Pender Harbour artist June Malaka comes from a big family - 14 kids who grew up in Alberta. Art was part of their upbringing, she says. "There weren't a lot of resources; we'd sit around in the evening and draw," said Malaka.

Pender Harbour artist June Malaka comes from a big family - 14 kids who grew up in Alberta.

Art was part of their upbringing, she says.

"There weren't a lot of resources; we'd sit around in the evening and draw," said Malaka.

On May 1, five of her family, four sisters and a niece, will open a show of their collective art entitled, not surprisingly, A Family Palette at the Harbour Gallery in Madeira Park. They expect to fill the gallery with their lively and varied paintings, woodcarvings and stained glass window panels in an appealing collection of familiar vistas, portraits, nautical scenes and flora and fauna.
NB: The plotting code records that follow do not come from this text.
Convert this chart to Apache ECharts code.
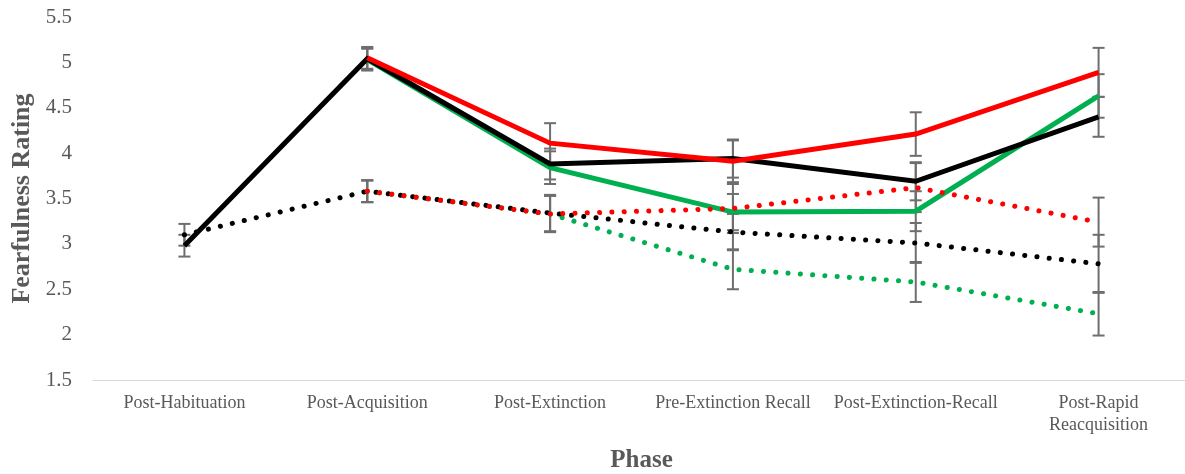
<!DOCTYPE html>
<html>
<head>
<meta charset="utf-8">
<title>Fearfulness Rating by Phase</title>
<script src="https://cdn.jsdelivr.net/npm/echarts@6/dist/echarts.min.js"></script>
<style>
  html, body { margin: 0; padding: 0; background: #fff; overflow: hidden; }
  #chart { width: 1185px; height: 474px; }
</style>
</head>
<body>
<div id="chart"></div>
<script>
// Phases on the x axis
const categories = [
  'Post-Habituation', 'Post-Acquisition', 'Post-Extinction',
  'Pre-Extinction Recall', 'Post-Extinction-Recall', 'Post-Rapid\nReacquisition'
];
const yTicks = { min: 1.5, max: 5.5, interval: 0.5 };

// Mean ratings (null = not measured in that phase)
const blackSolid  = [2.98, 5.04, 3.88, 3.94, 3.69, 4.40];
const redSolid    = [null, 5.05, 4.11, 3.91, 4.21, 4.89];
const greenSolid  = [null, 5.03, 3.84, 3.35, 3.36, 4.63];
const blackDotted = [3.10, 3.58, 3.34, 3.13, 3.01, 2.78];
const redDotted   = [null, 3.58, 3.33, 3.39, 3.62, 3.24];
const greenDotted = [null, 3.58, 3.33, 2.72, 2.58, 2.23];

// Standard errors
const blackSolidErr  = [0.12, 0.12, 0.17, 0.21, 0.21, 0.22];
const redSolidErr    = [null, 0.12, 0.22, 0.23, 0.24, 0.27];
const greenSolidErr  = [null, 0.12, 0.18, 0.20, 0.22, 0.24];
const blackDottedErr = [0.12, 0.12, 0.20, 0.20, 0.22, 0.32];
const redDottedErr   = [null, 0.12, 0.20, 0.27, 0.27, 0.27];
const greenDottedErr = [null, 0.12, 0.20, 0.22, 0.22, 0.24];

const FONT = "'Liberation Serif', 'Times New Roman', serif";
const TEXT = '#595959';
const BLACK = '#000000', RED = '#ff0000', GREEN = '#00b050';

function errorData(values, errs) {
  const out = [];
  values.forEach((v, i) => {
    if (v != null && errs[i] != null) out.push([i, v - errs[i], v + errs[i]]);
  });
  return out;
}

function errorSeries(values, errs) {
  return {
    type: 'custom',
    z: 1,
    silent: true,
    data: errorData(values, errs),
    encode: { x: 0, y: [1, 2] },
    renderItem: function (params, api) {
      const lo = api.coord([api.value(0), api.value(1)]);
      const hi = api.coord([api.value(0), api.value(2)]);
      const half = 6;
      const style = { stroke: '#6e6e6e', lineWidth: 2, fill: null };
      return {
        type: 'group',
        children: [
          { type: 'line', shape: { x1: lo[0], y1: lo[1], x2: hi[0], y2: hi[1] }, style: style },
          { type: 'line', shape: { x1: lo[0] - half, y1: lo[1], x2: lo[0] + half, y2: lo[1] }, style: style },
          { type: 'line', shape: { x1: hi[0] - half, y1: hi[1], x2: hi[0] + half, y2: hi[1] }, style: style }
        ]
      };
    }
  };
}

function lineSeries(name, values, color, dotted, z) {
  return {
    name: name,
    type: 'line',
    data: values,
    z: z,
    symbol: 'none',
    connectNulls: false,
    lineStyle: dotted
      ? { color: color, width: 5, type: [0.1, 12.2], cap: 'round' }
      : { color: color, width: 5, cap: 'butt', join: 'miter' },
    emphasis: { disabled: true },
    animation: false
  };
}

const chart = echarts.init(document.getElementById('chart'), null, { renderer: 'canvas' });

chart.setOption({
  animation: false,
  backgroundColor: '#ffffff',
  grid: {
    left: 93, top: 17, width: 1097, bottom: 94,
    containLabel: false,
    outerBoundsMode: 'none'
  },
  xAxis: {
    type: 'category',
    data: categories,
    boundaryGap: true,
    name: 'Phase',
    nameLocation: 'middle',
    nameGap: 68,
    nameTextStyle: { fontFamily: FONT, fontSize: 25, fontWeight: 'bold', color: TEXT },
    axisLine: { show: true, lineStyle: { color: '#d9d9d9', width: 1 } },
    axisTick: { show: false },
    axisLabel: {
      interval: 0,
      margin: 12,
      fontFamily: FONT, fontSize: 18, color: TEXT, lineHeight: 22, align: 'center'
    },
    splitLine: { show: false }
  },
  yAxis: {
    type: 'value',
    min: yTicks.min,
    max: yTicks.max,
    interval: yTicks.interval,
    name: 'Fearfulness Rating',
    nameLocation: 'middle',
    nameGap: 57,
    nameRotate: 90,
    nameTextStyle: { fontFamily: FONT, fontSize: 26, fontWeight: 'bold', color: TEXT },
    axisLine: { show: false },
    axisTick: { show: false },
    splitLine: { show: false },
    axisLabel: {
      margin: 21,
      fontFamily: FONT, fontSize: 21, color: TEXT,
      formatter: function (v) { return String(Math.round(v * 10) / 10); }
    }
  },
  series: [
    errorSeries(greenSolid, greenSolidErr),
    errorSeries(blackSolid, blackSolidErr),
    errorSeries(redSolid, redSolidErr),
    errorSeries(greenDotted, greenDottedErr),
    errorSeries(blackDotted, blackDottedErr),
    errorSeries(redDotted, redDottedErr),
    lineSeries('Green (solid)', greenSolid, GREEN, false, 2),
    lineSeries('Black (solid)', blackSolid, BLACK, false, 3),
    lineSeries('Red (solid)', redSolid, RED, false, 4),
    lineSeries('Green (dotted)', greenDotted, GREEN, true, 5),
    lineSeries('Black (dotted)', blackDotted, BLACK, true, 6),
    lineSeries('Red (dotted)', redDotted, RED, true, 7)
  ]
});
</script>
</body>
</html>
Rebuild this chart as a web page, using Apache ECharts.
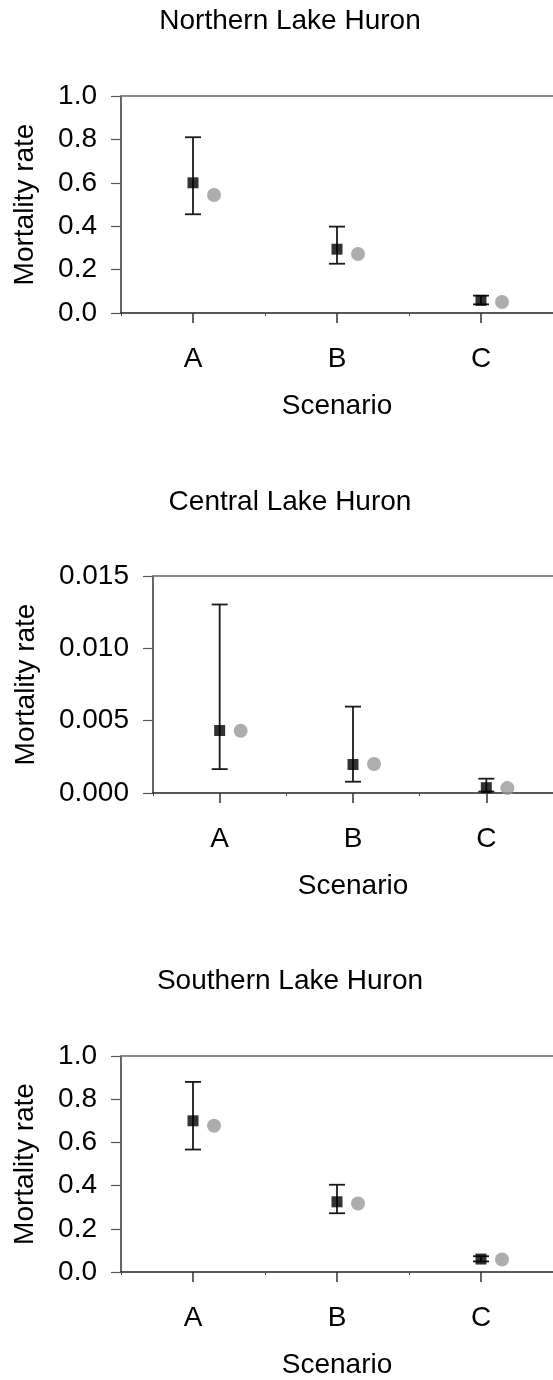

While June Malaka has earned some local fame for both her watercolours and her stained glass, some of her sisters are not so well known. Gloria Malaka also works in watercolour and multi media. Sister Helen LeBlanc juggles her recreational art, painting landscapes, with a full time job. Mary Kerr favours portraiture and also depicts animals and scenery; she has recently switched from pastels to watercolour. Niece Pauulet Hohn studied four years at the Alberta College of Art and works primarily in stained glass. She is also a carver and is particularly drawn to driftwood, "the smell, feel and hunt for it." All the family lives around the Pender Harbour area, with Hohn having her studio, The Piecefull Glass Canvas, on acreage. Efforts to have an artistic brother and a professional oil painting sister from Alberta join them were not successful. "Maybe next year," says Malaka.

June is also semi-professional and divides her time between her art and being a mother. "Our own mother passed away last December," she says. "Maybe this is a way of keeping us together."

A Family Palette runs until May 16 with an opening reception to meet the artists on Saturday, May 1 from 1 to 4 p.m. The gallery will be open from Tuesday to Saturday from 11 a.m. to 4 p.m. and Sundays from 1 to 4 p.m.